Payment shall be made by electronic bank transfer. Payments in currencies other than GBP may incur fees which will be deduced from the Referral Commission.
6. Loss or Deterioration of Service
In the event of system failure, loss of access or deterioration in service the defaulting party shall take all reasonable steps to restore or rectify the service. The non-defaulting party shall not be entitled to any form of compensation.
Either party may terminate these Terms immediately in the event that:
(a) Either party commits a serious, grave or material breach or persistent breaches of these Terms including non-performance, default or neglect of their duties, responsibilities and obligations under these Terms, and
(b) Such breach remains unremedied for a period of 14 days from written notice given by the other party specifying the breach and requiring it is remedied.
(c) Furthermore these Terms may be terminated in the event that:
- Either party becomes subject to an administration order or goes into liquidation, (other than for the purpose of amalgamation or reconstruction), or
- Has a receiver appointed to administer any of their property or assets, or
- Ceases or threatens to cease to carry on business, or
- Makes any voluntary agreement or enters into a compromise for the benefit of their creditors, or
- Fails to make payment in accordance with the terms of these Terms.
Any termination of these Terms shall be without prejudice to any rights accrued in favour of either party in respect of any breach committed prior to the date of (or giving rise to) such termination and to those provisions of these Terms which are by their construction intended to survive such termination (including, without limitation, clause 9, and this clause 7).
Neither party shall be liable for or be in breach of these Terms by reason of any delay in performance or failure to perform these Terms (except with respect to payment obligations) which results from matters which are beyond either party’s reasonable control and which such party is unable to overcome by the exercise of reasonable diligence.
Any notice given by either of the parties under these Terms shall be served on the other party and addressed to that party’s signatory by email, personal delivery, pre-paid recorded delivery, first-class post.
Any such notice shall be deemed to be effectively served as follows:
(a) In the case of service by pre-paid recorded delivery or first-class post 48 hours after posting,
(b) In the case of service by email on the next working day.
Both parties shall keep confidential the specific terms of these Terms and not disclose them save to such employees or contractors as need to know the relevant information for the purposes of performing these Terms.
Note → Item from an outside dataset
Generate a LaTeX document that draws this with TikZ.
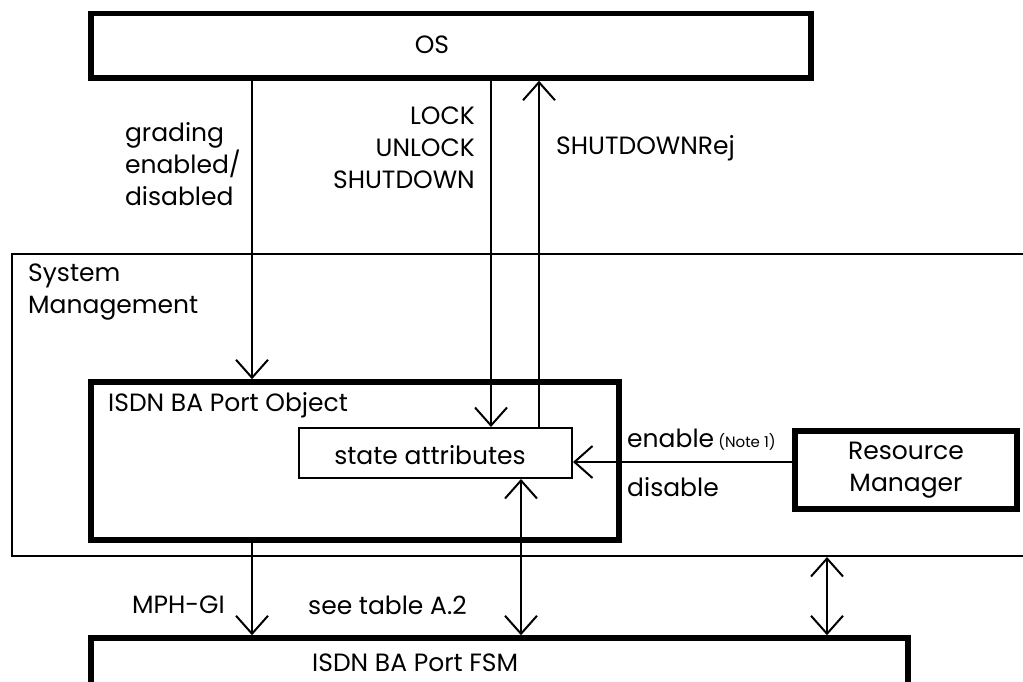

The parties agree that all information marked “Confidential”, or where not marked it is reasonable to judge such information as confidential, shall not be disclosed for a period of 2 years after the expiry of these Terms, except where such disclosure is required by law or by order of a court in the jurisdiction of England. The parties further agree that all information marked as a “Trade Secret” and reasonably judged to constitute a trade secret shall not be disclosed at any time during or after the expiry of these Terms, except where such disclosure is required by law or by order of a court in the jurisdiction of England. Confidential information and Trade Secrets shall consist of, but not necessarily be limited to: technical, commercial, financial, operational, marketing or promotional information or data.
10. Limitation of Liability
Neither party shall be liable to the other under these Terms in contract, tort, or otherwise (including negligence), pre-contract or other representations (other than fraudulent or negligent misrepresentations) or otherwise for any loss of business, contracts, profits or anticipated savings or for any indirect or consequential or loss whatsoever.
The Content Provider agrees to indemnify Formulr against any claims, damages, losses, costs and expenses which Formulr may sustain or incur in relation to any Content, Products or Services which the Content Provider provides, such indemnity applying in respect of any claims for any breach of applicable law or regulation or any infringement of any intellectual property rights.
Formulr agrees to indemnify the Content Provider against any claims, damages, losses, costs and expenses which the Content Provider may sustain or incur in relation to any Content, Products or Services which Formulr provides, such indemnity applying in respect of any claims for any breach of applicable law or regulation or any infringement of any intellectual property rights.
Neither party may assign or otherwise transfer these Terms or any rights, duties and obligations hereunder without the prior consent in writing of the other party.
12. Joint Venture or Partnership
Nothing in these Terms shall be construed as creating a partnership, joint venture or an agency relationship between the parties and neither party shall have the authority or power to bind the other party or to contract in the name of or create a liability against the other party.
Failure by either party to enforce any accrued rights under these Terms is not to be taken as or deemed to be a waiver of those rights unless the waiving party acknowledges the waiver in writing.
The paragraphs, sub-paragraphs and clauses of these Terms shall be read and construed independently of each other. Should any part of these Terms or paragraphs, sub-paragraphs or clauses be found invalid it shall not affect the remaining paragraphs, sub-paragraphs and clauses.
No addition to or modification of any clause in these Terms shall be binding on the parties unless made in writing and signed by the signatories to these Terms or their duly authorised representatives.
These Terms shall be interpreted, construed and enforced in accordance with English law and shall be subject to the exclusive jurisdiction of the English Courts.